### GIVEN RECORDS
** START **

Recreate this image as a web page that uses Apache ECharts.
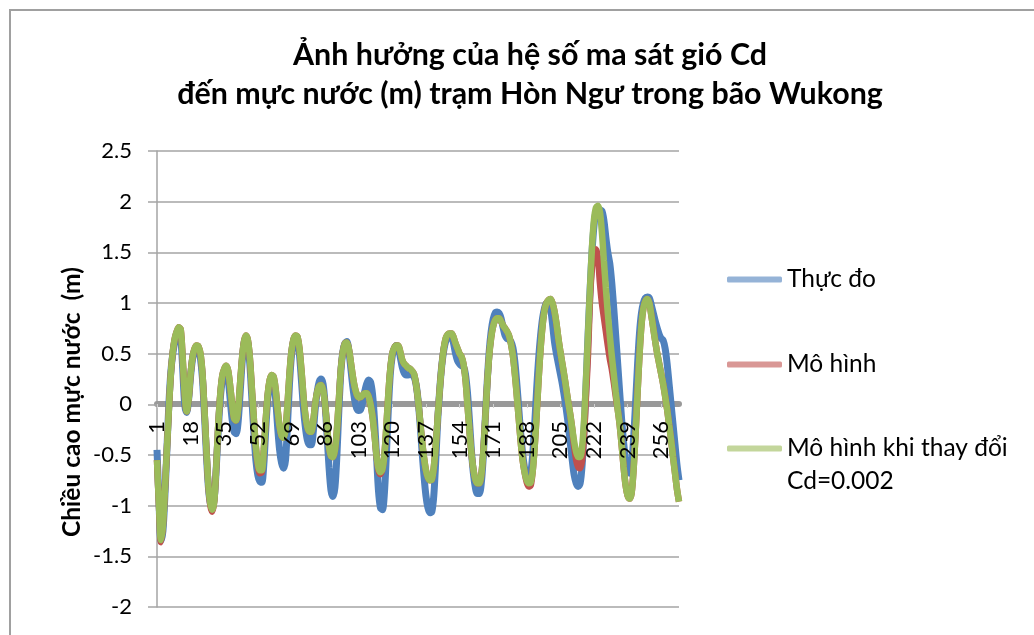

** END **
** START **

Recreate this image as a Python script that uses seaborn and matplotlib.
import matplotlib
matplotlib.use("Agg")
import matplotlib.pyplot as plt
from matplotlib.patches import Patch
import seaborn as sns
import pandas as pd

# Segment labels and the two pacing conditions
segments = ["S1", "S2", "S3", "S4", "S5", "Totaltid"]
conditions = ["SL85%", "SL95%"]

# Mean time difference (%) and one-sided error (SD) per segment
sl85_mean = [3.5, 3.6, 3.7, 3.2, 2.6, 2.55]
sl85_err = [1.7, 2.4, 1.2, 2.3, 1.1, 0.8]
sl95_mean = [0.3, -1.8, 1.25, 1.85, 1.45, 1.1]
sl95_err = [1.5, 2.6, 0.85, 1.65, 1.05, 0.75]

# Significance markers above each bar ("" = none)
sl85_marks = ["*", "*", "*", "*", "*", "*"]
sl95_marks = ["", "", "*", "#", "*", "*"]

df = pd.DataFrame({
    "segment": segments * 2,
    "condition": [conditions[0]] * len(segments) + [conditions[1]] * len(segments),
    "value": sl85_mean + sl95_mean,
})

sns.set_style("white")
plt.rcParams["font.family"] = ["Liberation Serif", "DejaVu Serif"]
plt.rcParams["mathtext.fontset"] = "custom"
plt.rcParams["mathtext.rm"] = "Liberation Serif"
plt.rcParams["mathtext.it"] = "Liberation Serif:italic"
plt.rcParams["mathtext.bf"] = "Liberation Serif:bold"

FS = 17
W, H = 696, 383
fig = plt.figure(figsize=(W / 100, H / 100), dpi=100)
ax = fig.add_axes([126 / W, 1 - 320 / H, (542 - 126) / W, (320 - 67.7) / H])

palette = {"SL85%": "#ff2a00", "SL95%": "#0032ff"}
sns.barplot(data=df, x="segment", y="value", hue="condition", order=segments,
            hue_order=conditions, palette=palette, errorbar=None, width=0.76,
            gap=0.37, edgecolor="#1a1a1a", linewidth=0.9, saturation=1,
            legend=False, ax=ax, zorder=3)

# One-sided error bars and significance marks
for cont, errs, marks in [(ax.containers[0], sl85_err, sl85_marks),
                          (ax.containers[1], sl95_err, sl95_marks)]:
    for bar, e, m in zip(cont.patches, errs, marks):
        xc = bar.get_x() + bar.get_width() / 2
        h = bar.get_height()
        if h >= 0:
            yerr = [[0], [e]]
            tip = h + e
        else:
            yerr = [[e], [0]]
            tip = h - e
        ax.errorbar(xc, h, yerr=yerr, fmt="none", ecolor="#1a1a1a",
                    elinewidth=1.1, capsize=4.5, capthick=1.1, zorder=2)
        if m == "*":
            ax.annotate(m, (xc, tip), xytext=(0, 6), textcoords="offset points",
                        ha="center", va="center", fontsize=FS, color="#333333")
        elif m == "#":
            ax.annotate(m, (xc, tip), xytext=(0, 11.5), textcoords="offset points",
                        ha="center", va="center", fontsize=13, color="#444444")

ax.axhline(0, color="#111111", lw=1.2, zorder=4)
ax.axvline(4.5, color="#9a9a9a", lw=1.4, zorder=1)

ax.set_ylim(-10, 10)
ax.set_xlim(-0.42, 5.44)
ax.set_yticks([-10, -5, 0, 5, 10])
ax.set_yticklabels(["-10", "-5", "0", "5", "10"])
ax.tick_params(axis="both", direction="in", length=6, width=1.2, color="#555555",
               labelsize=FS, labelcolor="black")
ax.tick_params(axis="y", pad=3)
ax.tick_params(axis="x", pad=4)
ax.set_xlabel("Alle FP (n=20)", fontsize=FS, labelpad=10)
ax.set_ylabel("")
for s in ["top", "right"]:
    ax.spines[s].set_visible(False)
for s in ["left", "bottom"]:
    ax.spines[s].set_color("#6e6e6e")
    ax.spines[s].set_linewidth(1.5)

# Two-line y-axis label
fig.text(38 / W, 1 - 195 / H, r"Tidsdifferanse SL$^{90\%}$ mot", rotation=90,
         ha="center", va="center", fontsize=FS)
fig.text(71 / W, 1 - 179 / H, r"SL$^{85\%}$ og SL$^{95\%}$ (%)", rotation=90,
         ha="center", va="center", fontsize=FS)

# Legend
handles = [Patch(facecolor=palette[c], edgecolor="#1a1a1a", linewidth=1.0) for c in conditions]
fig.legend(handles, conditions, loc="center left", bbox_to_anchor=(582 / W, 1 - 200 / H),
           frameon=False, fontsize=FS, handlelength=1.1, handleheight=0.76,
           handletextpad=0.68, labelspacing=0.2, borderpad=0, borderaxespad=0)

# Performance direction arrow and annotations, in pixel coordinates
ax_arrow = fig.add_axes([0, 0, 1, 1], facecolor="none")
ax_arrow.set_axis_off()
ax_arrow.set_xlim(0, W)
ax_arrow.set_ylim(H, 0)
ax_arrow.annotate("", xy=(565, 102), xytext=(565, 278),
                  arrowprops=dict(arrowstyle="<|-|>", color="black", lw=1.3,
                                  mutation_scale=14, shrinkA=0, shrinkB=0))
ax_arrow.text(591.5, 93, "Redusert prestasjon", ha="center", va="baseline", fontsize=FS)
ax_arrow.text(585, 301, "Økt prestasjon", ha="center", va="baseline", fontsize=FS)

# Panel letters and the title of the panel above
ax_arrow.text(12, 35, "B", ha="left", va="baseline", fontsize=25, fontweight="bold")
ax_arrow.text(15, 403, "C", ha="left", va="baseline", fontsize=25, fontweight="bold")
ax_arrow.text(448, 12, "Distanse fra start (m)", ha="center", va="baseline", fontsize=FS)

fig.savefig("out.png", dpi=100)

** END **
** START **

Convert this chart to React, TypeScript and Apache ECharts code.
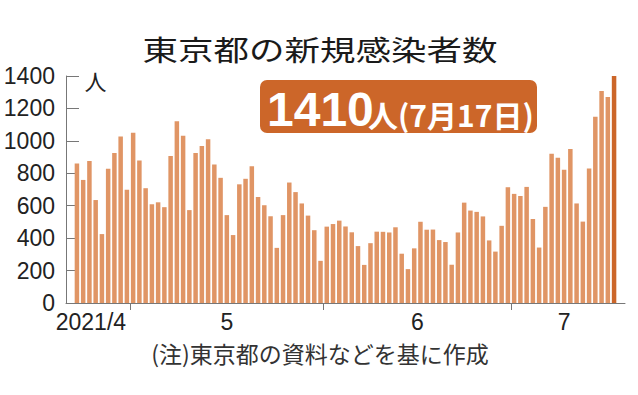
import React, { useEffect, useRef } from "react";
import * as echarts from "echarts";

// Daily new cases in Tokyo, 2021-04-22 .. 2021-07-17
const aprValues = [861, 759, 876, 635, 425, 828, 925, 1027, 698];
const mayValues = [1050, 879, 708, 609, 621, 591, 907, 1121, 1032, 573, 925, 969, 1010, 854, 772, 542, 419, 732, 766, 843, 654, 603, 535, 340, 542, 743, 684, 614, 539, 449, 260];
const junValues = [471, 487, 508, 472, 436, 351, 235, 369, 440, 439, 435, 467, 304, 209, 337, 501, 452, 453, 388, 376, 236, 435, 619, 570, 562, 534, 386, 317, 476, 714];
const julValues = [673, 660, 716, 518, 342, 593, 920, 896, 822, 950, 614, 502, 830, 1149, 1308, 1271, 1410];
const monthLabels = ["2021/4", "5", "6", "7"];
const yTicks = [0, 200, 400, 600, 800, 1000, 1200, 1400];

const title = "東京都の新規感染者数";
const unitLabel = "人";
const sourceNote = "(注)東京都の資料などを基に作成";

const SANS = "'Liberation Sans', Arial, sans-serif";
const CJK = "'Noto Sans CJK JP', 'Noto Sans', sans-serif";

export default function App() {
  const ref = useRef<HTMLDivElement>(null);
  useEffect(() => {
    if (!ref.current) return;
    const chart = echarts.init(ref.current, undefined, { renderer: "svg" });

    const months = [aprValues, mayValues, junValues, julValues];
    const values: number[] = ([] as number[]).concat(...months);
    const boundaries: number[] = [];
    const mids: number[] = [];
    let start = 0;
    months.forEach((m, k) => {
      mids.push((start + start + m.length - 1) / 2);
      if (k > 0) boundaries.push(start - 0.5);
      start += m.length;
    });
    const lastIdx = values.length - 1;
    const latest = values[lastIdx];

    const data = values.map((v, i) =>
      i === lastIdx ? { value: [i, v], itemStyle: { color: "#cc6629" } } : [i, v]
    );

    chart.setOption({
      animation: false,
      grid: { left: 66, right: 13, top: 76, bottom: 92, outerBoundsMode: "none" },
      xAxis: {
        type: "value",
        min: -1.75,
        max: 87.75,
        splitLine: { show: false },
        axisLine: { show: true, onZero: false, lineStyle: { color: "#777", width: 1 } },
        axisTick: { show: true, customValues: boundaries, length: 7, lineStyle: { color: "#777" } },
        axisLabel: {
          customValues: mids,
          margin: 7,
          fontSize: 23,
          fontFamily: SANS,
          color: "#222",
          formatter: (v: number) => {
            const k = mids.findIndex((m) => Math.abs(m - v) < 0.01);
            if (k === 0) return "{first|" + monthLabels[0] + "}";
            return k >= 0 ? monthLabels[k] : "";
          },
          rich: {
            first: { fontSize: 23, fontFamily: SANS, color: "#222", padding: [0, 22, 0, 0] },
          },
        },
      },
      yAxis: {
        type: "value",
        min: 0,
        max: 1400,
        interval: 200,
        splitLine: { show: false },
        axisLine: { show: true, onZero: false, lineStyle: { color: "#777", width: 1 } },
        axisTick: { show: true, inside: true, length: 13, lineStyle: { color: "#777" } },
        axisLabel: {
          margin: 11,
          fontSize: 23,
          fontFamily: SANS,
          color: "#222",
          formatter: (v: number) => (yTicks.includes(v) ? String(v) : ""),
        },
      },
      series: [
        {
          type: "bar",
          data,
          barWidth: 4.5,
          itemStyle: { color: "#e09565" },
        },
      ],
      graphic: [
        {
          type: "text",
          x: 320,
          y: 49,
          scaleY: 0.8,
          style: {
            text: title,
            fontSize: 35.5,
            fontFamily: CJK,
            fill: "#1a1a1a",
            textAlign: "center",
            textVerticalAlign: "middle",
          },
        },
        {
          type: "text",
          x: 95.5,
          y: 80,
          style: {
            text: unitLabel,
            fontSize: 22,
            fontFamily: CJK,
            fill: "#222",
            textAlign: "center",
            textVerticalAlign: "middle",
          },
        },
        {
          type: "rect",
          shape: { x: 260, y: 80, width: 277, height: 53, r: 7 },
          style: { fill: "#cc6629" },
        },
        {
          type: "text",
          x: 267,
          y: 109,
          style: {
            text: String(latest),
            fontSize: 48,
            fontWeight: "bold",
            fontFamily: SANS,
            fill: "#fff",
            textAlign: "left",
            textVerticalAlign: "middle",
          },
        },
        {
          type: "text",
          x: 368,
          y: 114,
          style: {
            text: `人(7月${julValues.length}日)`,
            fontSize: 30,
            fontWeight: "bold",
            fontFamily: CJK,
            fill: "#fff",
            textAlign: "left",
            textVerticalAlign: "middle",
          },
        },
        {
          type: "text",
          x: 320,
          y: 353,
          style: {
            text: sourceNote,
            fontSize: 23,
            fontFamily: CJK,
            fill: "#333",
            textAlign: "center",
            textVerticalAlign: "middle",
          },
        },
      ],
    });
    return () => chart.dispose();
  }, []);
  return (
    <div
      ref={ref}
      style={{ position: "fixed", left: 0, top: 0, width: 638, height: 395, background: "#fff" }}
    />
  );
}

** END **

### SET EXERCISE
Retype, in the same exact form, the lines of the material above from the line holding "Recreate this image as a Python" through the line holding "legend=False, ax=ax, zorder=3)".

### WRITTEN RESPONSE
Recreate this image as a Python script that uses seaborn and matplotlib.
import matplotlib
matplotlib.use("Agg")
import matplotlib.pyplot as plt
from matplotlib.patches import Patch
import seaborn as sns
import pandas as pd

# Segment labels and the two pacing conditions
segments = ["S1", "S2", "S3", "S4", "S5", "Totaltid"]
conditions = ["SL85%", "SL95%"]

# Mean time difference (%) and one-sided error (SD) per segment
sl85_mean = [3.5, 3.6, 3.7, 3.2, 2.6, 2.55]
sl85_err = [1.7, 2.4, 1.2, 2.3, 1.1, 0.8]
sl95_mean = [0.3, -1.8, 1.25, 1.85, 1.45, 1.1]
sl95_err = [1.5, 2.6, 0.85, 1.65, 1.05, 0.75]

# Significance markers above each bar ("" = none)
sl85_marks = ["*", "*", "*", "*", "*", "*"]
sl95_marks = ["", "", "*", "#", "*", "*"]

df = pd.DataFrame({
    "segment": segments * 2,
    "condition": [conditions[0]] * len(segments) + [conditions[1]] * len(segments),
    "value": sl85_mean + sl95_mean,
})

sns.set_style("white")
plt.rcParams["font.family"] = ["Liberation Serif", "DejaVu Serif"]
plt.rcParams["mathtext.fontset"] = "custom"
plt.rcParams["mathtext.rm"] = "Liberation Serif"
plt.rcParams["mathtext.it"] = "Liberation Serif:italic"
plt.rcParams["mathtext.bf"] = "Liberation Serif:bold"

FS = 17
W, H = 696, 383
fig = plt.figure(figsize=(W / 100, H / 100), dpi=100)
ax = fig.add_axes([126 / W, 1 - 320 / H, (542 - 126) / W, (320 - 67.7) / H])

palette = {"SL85%": "#ff2a00", "SL95%": "#0032ff"}
sns.barplot(data=df, x="segment", y="value", hue="condition", order=segments,
            hue_order=conditions, palette=palette, errorbar=None, width=0.76,
            gap=0.37, edgecolor="#1a1a1a", linewidth=0.9, saturation=1,
            legend=False, ax=ax, zorder=3)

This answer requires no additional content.